Dr Joanes Atela from the Africa Centre for Technology Studies and the coordinator of the Africa Sustainability Hub says the research will help unlock many opportunities, as envisioned in Sustainable Development and Africa’s agenda 2063.
“We are trying to see how research that has been done in terms of informing some of these policies like the Big Four Agenda can be transformed into use,” he said.
“The next step is how we are going to implement them to make sure that they are actually actionable.
He was speaking during a consortium meeting by various stakeholders on understanding sustainability challenges and key research needs on Wednesday in Nairobi.
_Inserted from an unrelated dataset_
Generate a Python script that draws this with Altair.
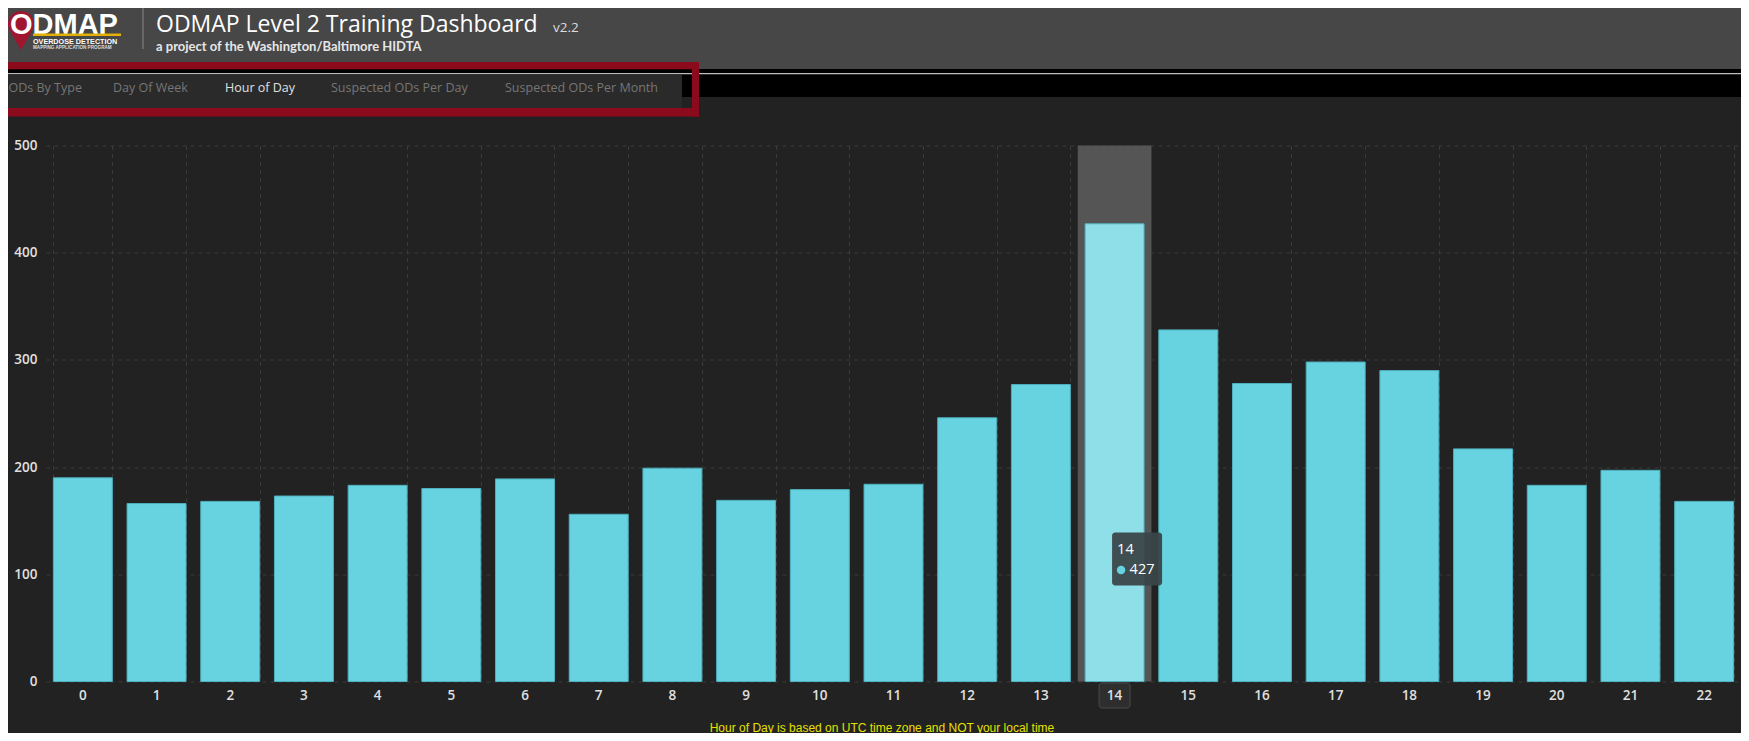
import altair as alt
import pandas as pd

# ---------------- data ----------------
hours = list(range(23))
counts = [190, 166, 168, 173, 183, 180, 189, 156, 199, 169, 179, 184,
          246, 277, 427, 328, 278, 298, 290, 217, 183, 197, 168]
y_ticks = [0, 100, 200, 300, 400, 500]
tab_labels = ["ODs By Type", "Day Of Week", "Hour of Day",
              "Suspected ODs Per Day", "Suspected ODs Per Month"]
active_tab = "Hour of Day"
highlight_hour = 14
title_text = "ODMAP Level 2 Training Dashboard"
version_text = "v2.2"
subtitle_text = "a project of the Washington/Baltimore HIDTA"
footer_text = "Hour of Day is based on UTC time zone and NOT your local time"
logo_text = "ODMAP"
logo_line1 = "OVERDOSE DETECTION"
logo_line2 = "MAPPING APPLICATION PROGRAM"

# ---------------- layout / style ----------------
W, H = 1695, 536
STEP = W / len(hours)
BAR = "#67d3e0"
BAR_HI = "#8fdfe9"
GRID = "#3a3a3a"
LBL = "#e0e0e0"
RED = "#8b0a1c"
FONT = "Open Sans"

df = pd.DataFrame({"hour": hours, "count": counts})
one = pd.DataFrame({"k": [0]})

x_enc = alt.X("hour:O",
              scale=alt.Scale(paddingInner=0.2, paddingOuter=0.1),
              axis=alt.Axis(labels=False, ticks=False, domain=False, grid=True,
                            tickBand="extent", gridColor=GRID, gridDash=[4, 4],
                            title=None))
y_enc = alt.Y("count:Q",
              scale=alt.Scale(domain=[0, 500], nice=False),
              axis=alt.Axis(values=y_ticks, ticks=False, domain=False, grid=True,
                            gridColor=GRID, gridDash=[4, 4], labelColor=LBL,
                            labelFont=FONT, labelFontSize=13.5, labelFontWeight=600,
                            labelPadding=9, title=None))


def box(x, x2, y, y2, color, **kw):
    return alt.Chart(one).mark_rect(color=color, **kw).encode(
        x=alt.value(x), x2=alt.value(x2), y=alt.value(y), y2=alt.value(y2))


def label(text, x, y, **kw):
    return alt.Chart(pd.DataFrame({"t": [text]})).mark_text(**kw).encode(
        text="t:N", x=alt.value(x), y=alt.value(y))


layers = []

# ---- header chrome ----
layers += [
    box(-60, 1720, -160, -76.5, "#474747"),
    box(636, 1720, -76.5, -48.5, "#000000"),
    box(-60, 636, -70.5, -37.5, "#2a2a2a"),
    box(-60, 636, -76.5, -70.5, "#000000"),
    box(-60, 1720, -72.6, -71.3, "#bdbdbd"),
    box(-60, 653, -83.5, -76.2, RED),
    box(646, 653, -83.5, -29, RED),
    box(-60, 653, -37.5, -29, RED),
]

# logo
pin_path = "M0,1 L-0.433,0.25 A0.5,0.5 0 1,1 0.433,0.25 Z"
layers.append(alt.Chart(one).mark_point(shape=pin_path, filled=True, color="#a0162e",
                                        opacity=1, size=2704, strokeWidth=0).encode(
    x=alt.value(-25), y=alt.value(-121.5)))
layers.append(label(logo_text, -36, -112, align="left", baseline="alphabetic",
                    font="Liberation Sans", fontWeight="bold", fontSize=29,
                    color="#ffffff"))
layers.append(box(-13, 75, -112, -109.6, "#e2b007"))
layers.append(label(logo_line1, -13, -103.5, align="left", baseline="middle",
                    font="Liberation Sans", fontWeight="bold", fontSize=7.2,
                    color="#ffffff"))
layers.append(label(logo_line2, -13, -97.5, align="left", baseline="middle",
                    font="Liberation Sans", fontWeight="bold", fontSize=4.6,
                    color="#dddddd"))
layers.append(box(96.5, 97.5, -138.5, -96.5, "#8a8a8a"))

# title block
layers.append(label(title_text, 110, -113.5, align="left", baseline="alphabetic",
                    font=FONT, fontSize=23, color="#ffffff"))
layers.append(label(version_text, 507, -113.5, align="left", baseline="alphabetic",
                    font=FONT, fontSize=13.5, color="#dddddd"))
layers.append(label(subtitle_text, 110, -95, align="left", baseline="alphabetic",
                    font="Lato", fontWeight="bold", fontSize=13, color="#e6e6e6"))

# tabs
tab_x = [-37.5, 67, 179, 285, 459]
for name, tx in zip(tab_labels, tab_x):
    layers.append(label(name, tx, -57.5, align="left", baseline="middle",
                        font=FONT, fontSize=12.5,
                        color=LBL if name == active_tab else "#767676"))

# ---- chart ----
sel = alt.datum.hour == highlight_hour
base = alt.Chart(df)

layers.append(base.transform_filter(sel).mark_bar(width=STEP, color="#555555")
              .encode(x=x_enc, y=alt.datum(500), y2=alt.datum(0)))
layers.append(base.mark_bar(stroke="#4fb0be", strokeWidth=1).encode(
    x=x_enc, y=y_enc,
    color=alt.condition(sel, alt.value(BAR_HI), alt.value(BAR))))

# x label highlight box + x labels
layers.append(base.transform_filter(sel).mark_bar(width=31, cornerRadius=3,
                                                   fill="#2e2e2e", stroke="#4a4a4a")
              .encode(x=x_enc, y=alt.value(537.5), y2=alt.value(562.5)))
layers.append(base.mark_text(font=FONT, fontSize=13.5, fontWeight=600, color=LBL,
                             baseline="middle")
              .encode(x=x_enc, text="hour:O", y=alt.value(550)))

# tooltip
tip = base.transform_filter(sel)
layers.append(tip.mark_bar(width=50, xOffset=22.5, cornerRadius=3, fill="#3a4649",
                           opacity=0.95)
              .encode(x=x_enc, y=alt.value(387), y2=alt.value(440)))
layers.append(tip.mark_text(xOffset=2.5, align="left", baseline="middle", font=FONT,
                            fontSize=14.5, color="#ffffff")
              .encode(x=x_enc, text="hour:O", y=alt.value(404)))
layers.append(tip.mark_circle(xOffset=6.5, size=72, color=BAR, opacity=1)
              .encode(x=x_enc, y=alt.value(424.5)))
layers.append(tip.mark_text(xOffset=15, align="left", baseline="middle", font=FONT,
                            fontSize=14.5, color="#ffffff")
              .encode(x=x_enc, text="count:Q", y=alt.value(424.5)))

# footer
layers.append(label(footer_text, 836, 582, align="center", baseline="middle",
                    font="Liberation Sans", fontSize=12, color="#e6e000"))

chart = alt.layer(*layers).properties(
    width=W, height=H,
    autosize=alt.AutoSizeParams(type="none"),
    padding={"left": 38, "top": 137.5, "right": 0, "bottom": 51.5},
).configure(background="#222222").configure_view(stroke=None)

chart.save("out.html", embed_options={"renderer": "svg", "actions": False})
Addressing journalists on the sideline of the meeting, Agriculture Principal Secretary in charge of research Professor Hamadi Boga revealed that the ministry is already mapping out the research agenda for agriculture.
“For Africa to address some of these very persistent issues that are captured in the Sustainable Development Goals, in the Africa Agenda 2063, the denominator is knowledge and the only way you can access knowledge is if you invest in research,” he asserted.
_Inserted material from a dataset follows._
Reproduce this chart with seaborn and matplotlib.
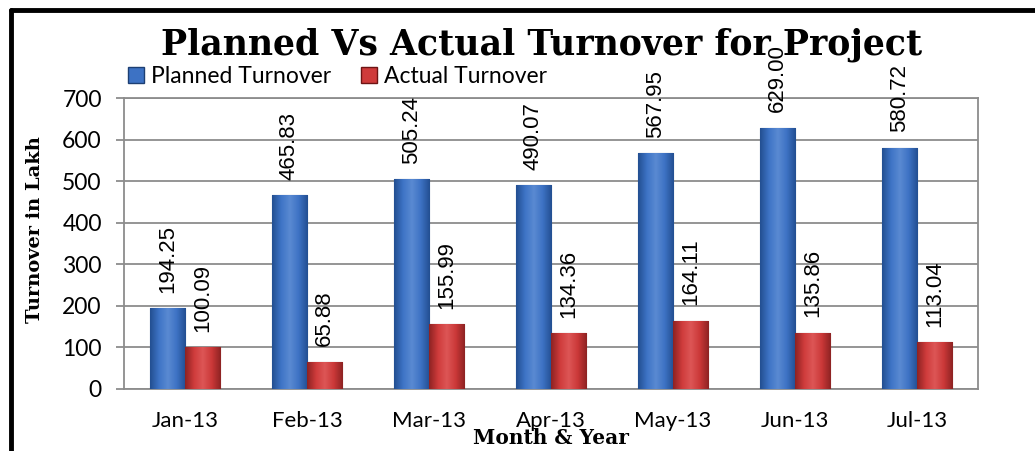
import numpy as np
import pandas as pd
import seaborn as sns
import matplotlib.pyplot as plt
from matplotlib.colors import LinearSegmentedColormap
from matplotlib.lines import Line2D

months = ['Jan-13', 'Feb-13', 'Mar-13', 'Apr-13', 'May-13', 'Jun-13', 'Jul-13']
planned = [194.25, 465.83, 505.24, 490.07, 567.95, 629.00, 580.72]
actual = [100.09, 65.88, 155.99, 134.36, 164.11, 135.86, 113.04]
series = ['Planned Turnover', 'Actual Turnover']

df = pd.DataFrame({
    'month': months * 2,
    'value': planned + actual,
    'series': [series[0]] * len(months) + [series[1]] * len(months),
})

sns.set_style('white')
plt.rcParams['font.family'] = ['Lato', 'DejaVu Sans']
plt.rcParams['text.color'] = 'black'
plt.rcParams['xtick.labelcolor'] = 'black'
plt.rcParams['ytick.labelcolor'] = 'black'

fig = plt.figure(figsize=(10.35, 4.51), dpi=100)
ax = fig.add_axes([0.1198, 0.1375, 0.8252, 0.6452])

colors = {'Planned Turnover': '#3d72c4', 'Actual Turnover': '#cf3b3b'}
edges = {'Planned Turnover': '#1d3f73', 'Actual Turnover': '#6e1414'}
grads = {
    'Planned Turnover': ['#234f92', '#3e74c6', '#5a8ad2', '#3d72c4', '#234f92'],
    'Actual Turnover': ['#8e2323', '#cf3b3b', '#dd5656', '#cb3838', '#8e2323'],
}

sns.barplot(data=df, x='month', y='value', hue='series', palette=colors,
            width=0.58, gap=0, ax=ax, legend=False, zorder=3)

ax.set_ylim(0, 700)
ax.set_yticks(range(0, 701, 100))
ax.yaxis.grid(True, color='#8c8c8c', linewidth=1.3, zorder=0)
ax.set_axisbelow(True)
for s in ax.spines.values():
    s.set_color('#8c8c8c')
    s.set_linewidth(1.3)

xlim = ax.get_xlim()
n = len(months)
for i, p in enumerate(ax.patches[:2 * n]):
    name = series[i // n]
    p.set_edgecolor(edges[name])
    p.set_linewidth(0.8)
    x0, y0 = p.get_x(), p.get_y()
    w, h = p.get_width(), p.get_height()
    cmap = LinearSegmentedColormap.from_list(name, grads[name])
    im = ax.imshow(np.linspace(0, 1, 64).reshape(1, -1), cmap=cmap, aspect='auto',
                   extent=(x0, x0 + w, y0, y0 + h), zorder=3.5, interpolation='bilinear')
    im.set_clip_path(p)
    ax.annotate(f'{h:.2f}', (x0 + w / 2, h), xytext=(0, 11), textcoords='offset points',
                rotation=90, ha='center', va='bottom', fontsize=16,
                family='Liberation Sans', zorder=5, annotation_clip=False)
ax.set_xlim(xlim)
ax.set_ylim(0, 700)

ax.set_xlabel('')
ax.set_ylabel('')
ax.tick_params(axis='x', length=0, pad=16, labelsize=16)
ax.tick_params(axis='y', length=6, color='#8c8c8c', width=1.3, pad=10, labelsize=16.5, left=True)

fig.text(0.034, 0.49, 'Turnover in Lakh', rotation=90, ha='center', va='center',
         family='DejaVu Serif', weight='bold', fontsize=14)
fig.text(0.532, 0.028, 'Month & Year', ha='center', va='center',
         family='DejaVu Serif', weight='bold', fontsize=14.5)
fig.text(0.523, 0.9, 'Planned Vs Actual Turnover for Project', ha='center', va='center',
         family='DejaVu Serif', weight='bold', fontsize=25)

handles = [plt.Rectangle((0, 0), 1, 1, facecolor=colors[s], edgecolor=edges[s]) for s in series]
fig.legend(handles, series, loc='center left', bbox_to_anchor=(0.124, 0.831), ncol=2,
           frameon=False, fontsize=16.5, handlelength=0.7, handleheight=0.7,
           handletextpad=0.3, columnspacing=1.3, borderaxespad=0, borderpad=0)

# frame around the chart (top and left visible)
fig.add_artist(Line2D([0.011, 1.0], [0.978, 0.978], color='black', linewidth=3.5,
                      transform=fig.transFigure))
fig.add_artist(Line2D([0.011, 0.011], [0.0, 0.978], color='black', linewidth=3.5,
                      transform=fig.transFigure))

fig.savefig('out.png', dpi=100)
He noted that African countries still lags behind when it comes to investing in research.
“We as a continent, we have not figured out how to invest in research and we have to put in place systems to manage research. We are also struggling with the systems of how to harness what comes out of research,” he said.
“The conversation between policymakers and researchers is very key so that research is sustained, and policy informs research and vice versa. Otherwise, we will be engaging in guesswork.”
Just like other stakeholders, he cautioned that some of the set goals may not be achieved if they are not informed by research.
The meeting comes after a 3-year project dubbed “Pathways Network” which was funded by the International Science Council, to explore transformations in society and ecology in six countries around the world.
The focus was on establishing how different people understand problems and imagine new solutions.
In Kenya, according to the Africa Centre for Technology Studies Executive Director Prof Tom Migu Ogada, the project looked at how mobile-enabled payments for solar power could work for poor people, exploring the barriers and opportunities for change in policy and practice.
“The key lesson is that it is not only a matter of technology and funding but also the changing relationships between people and institutions,” he said.
The project also worked in China, India, the United Kingdom, Mexico and Argentina, with a focus on transformations in agriculture and food, low carbon development, urbanization and water.
Prof Ogada said the Africa Sustainability Hub has been drawing lessons from the project for Kenya and the wider sustainable development agenda in Africa.
Africa’s agenda 2063 is anchored on an economically, environmentally and socially sustainable Africa’s future.
“While there has been significant research on some of the challenges, the research investments have arguably not led to tangible returns resulting to poor government incentive to invest in research. African investments in research for development is relatively low compared to other developing regions. Consequently, the linkage between research and development should be strengthened,” he said.
But this, he said calls for more collaborative research and partnerships that the Africa Sustainability Hub is pioneering.
Among the experts who present during the meeting was the United Nations Regional Climate Coordinator Innovative Climate Action and Development Dr Richard Munang.